Es ist ferner beschämend und unanständig, wie sich vor allem der de facto Autokrat in Budapest, Victor Orbán, positioniert. In einem aktuellen Interview hat er der Ukraine die Staatlichkeit abgesprochen und auf die Frage, ob Putin ein Kriegsverbrecher sei, lakonisch mit „Nein“ geantwortet. Wenn sich Orban und zahlreiche ungarische Politiker als die großen Minderheitenschutzleute inszenieren und gar behaupten, dass Ungarn als einziges Land wirklich etwas für die Minderheiten tue, ist das eine politische Pose.
Minderheiten müssen sich positionieren
Vielmehr kreieren sie für die Minderheiten eine äußerst gefährliche Entwicklung.
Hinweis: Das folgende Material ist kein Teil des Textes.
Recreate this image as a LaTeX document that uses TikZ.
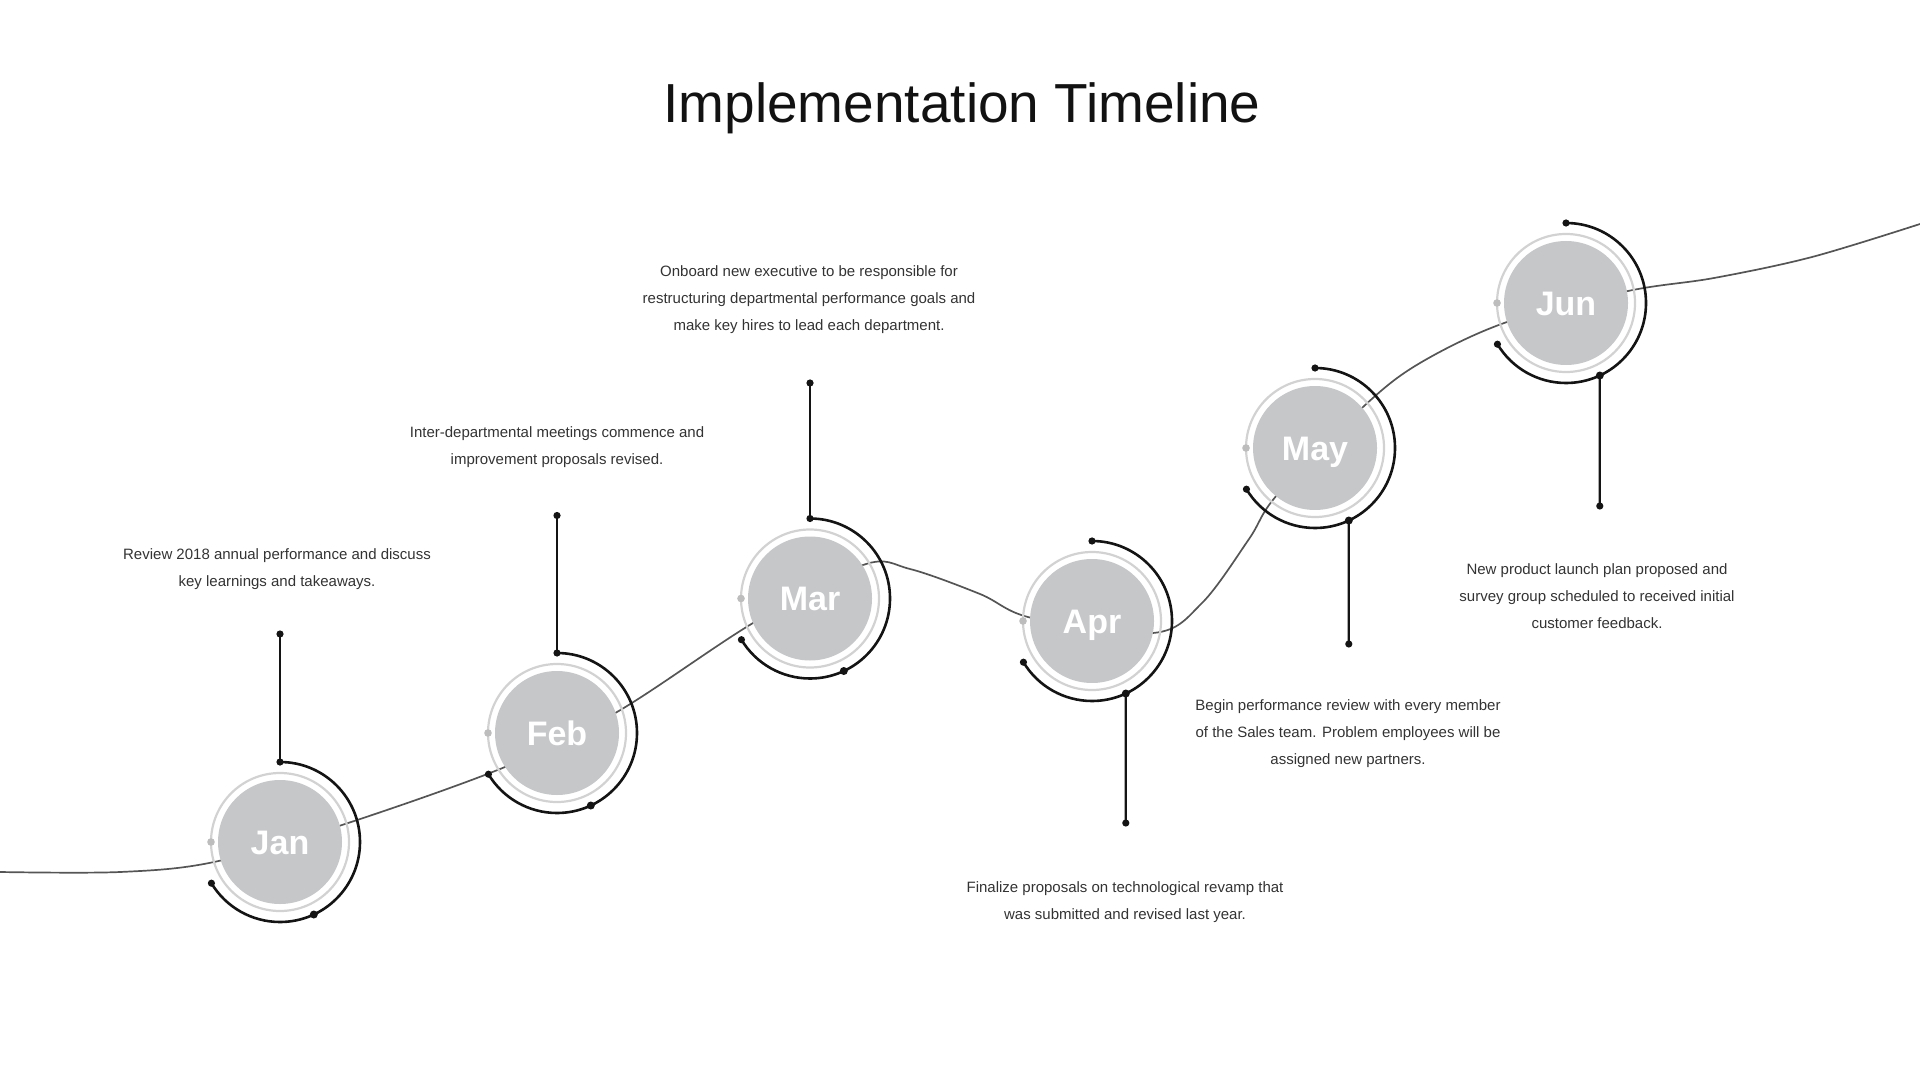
\documentclass[tikz,border=0pt]{standalone}
\usepackage{fontspec}
\setmainfont{Liberation Sans}
\definecolor{fillgray}{HTML}{C6C7C9}
\definecolor{ringgray}{HTML}{D2D2D2}
\definecolor{dotgray}{HTML}{BDBDBD}
\definecolor{curvegray}{HTML}{555555}
\definecolor{txtgray}{HTML}{333333}
\begin{document}
\begin{tikzpicture}[x=0.5pt,y=0.5pt,
  month/.style={circle, fill=fillgray, minimum size=62pt, inner sep=0pt, text=white, text height=12.2pt, text depth=0pt, font=\bfseries\fontsize{17}{17}\selectfont},
  ringline/.style={draw=ringgray, line width=1.1pt},
  blackarc/.style={draw=black!92, line width=1.3pt},
  stem/.style={draw=black!92, line width=1.1pt},
  curveline/.style={draw=curvegray, line width=0.85pt},
  desc/.style={align=center, text=txtgray, font=\fontsize{7.5}{13.5}\selectfont},
  titletext/.style={font=\fontsize{27.5}{30}\selectfont, text=black!93}
]
\useasboundingbox (0,0) rectangle (1920,-1080);

\node[titletext] (title) at (962,-108) {Implementation Timeline};

% connecting curve (drawn first, hidden under the month discs)
\draw[curveline] plot[smooth, tension=0.55] coordinates {
  (0,-872) (120,-872) (214,-862) (342,-825) (505,-767) (617,-712) (753,-623)
  (863,-565) (910,-569) (980,-594) (1032,-618) (1153,-633) (1202,-603)
  (1249,-539) (1277,-495) (1363,-407) (1420,-363) (1507,-322) (1628,-291)
  (1714,-278) (1812,-257) (1920,-224)};

\foreach \n/\lab/\x/\y in {jan/Jan/280/842, feb/Feb/557/733, mar/Mar/810/598.5,
                           apr/Apr/1092/621, may/May/1315/448, jun/Jun/1566/303}{
  \node[month] (\n) at (\x,-\y) {\lab};
  \draw[ringline] (\n.center) circle[radius=34.5pt];
  \fill[dotgray] (\n.center) ++(180:34.5pt) circle[radius=1.9pt];
  \draw[blackarc] (\n.center) ++(90:40pt) arc[start angle=90, end angle=-149, radius=40pt];
  \path (\n.center) ++(90:40pt) coordinate (\n-top);
  \path (\n.center) ++(-65:40pt) coordinate (\n-low);
  \path (\n.center) ++(211:40pt) coordinate (\n-end);
  \fill[black!92] (\n-top) circle[radius=1.8pt];
  \fill[black!92] (\n-low) circle[radius=2pt];
  \fill[black!92] (\n-end) circle[radius=1.8pt];
}

% stems
\coordinate (janstem) at (280,-634);
\coordinate (febstem) at (557,-515.5);
\coordinate (marstem) at (810,-383);
\coordinate (aprstem) at (1125.8,-823);
\coordinate (maystem) at (1348.8,-644);
\coordinate (junstem) at (1599.8,-506);
\draw[stem] (jan-top) -- (janstem);
\draw[stem] (feb-top) -- (febstem);
\draw[stem] (mar-top) -- (marstem);
\draw[stem] (apr-low) -- (aprstem);
\draw[stem] (may-low) -- (maystem);
\draw[stem] (jun-low) -- (junstem);
\foreach \s in {janstem,febstem,marstem,aprstem,maystem,junstem}{
  \fill[black!92] (\s) circle[radius=1.8pt];
}

% descriptions
\node[desc] (jantext) at (277,-569.5) {Review 2018 annual performance and discuss\\key learnings and takeaways.};
\node[desc] (febtext) at (557,-447) {Inter-departmental meetings commence and\\improvement proposals revised.};
\node[desc] (martext) at (809,-299.5) {Onboard new executive to be responsible for\\restructuring departmental performance goals and\\make key hires to lead each department.};
\node[desc] (aprtext) at (1125,-902.5) {Finalize proposals on technological revamp that\\was submitted and revised last year.};
\node[desc] (maytext) at (1348,-733.5) {Begin performance review with every member\\of the Sales team. Problem employees will be\\assigned new partners.};
\node[desc] (juntext) at (1597,-596) {New product launch plan proposed and\\survey group scheduled to received initial\\customer feedback.};
\end{tikzpicture}
\end{document}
Wenn die Minderheiten sich weiter willenlos auf die Seite Ungarns ziehen lassen, werden sie das politisch mittelfristig unter anderem mit einem politischen Bedeutungsverlust teuer bezahlen. Es ist kein Geheimnis, dass die Minderheiten und ihre Institutionen verschärft unter Beobachtung stehen, wie sie sich zu den politischen und ideologischen Vereinnahmungsversuchen der Orbán-Apologeten verhalten.
Die Minderheiten und ihre Organisationen müssen sich nicht zuletzt mit Rückblick auf die vor 30 Jahren verabschiedeten Kopenhagener Kriterien von den Umarmungs- und Vereinnahmungsbestrebungen der Demokratiefeinde in Budapest überzeugend distanzieren.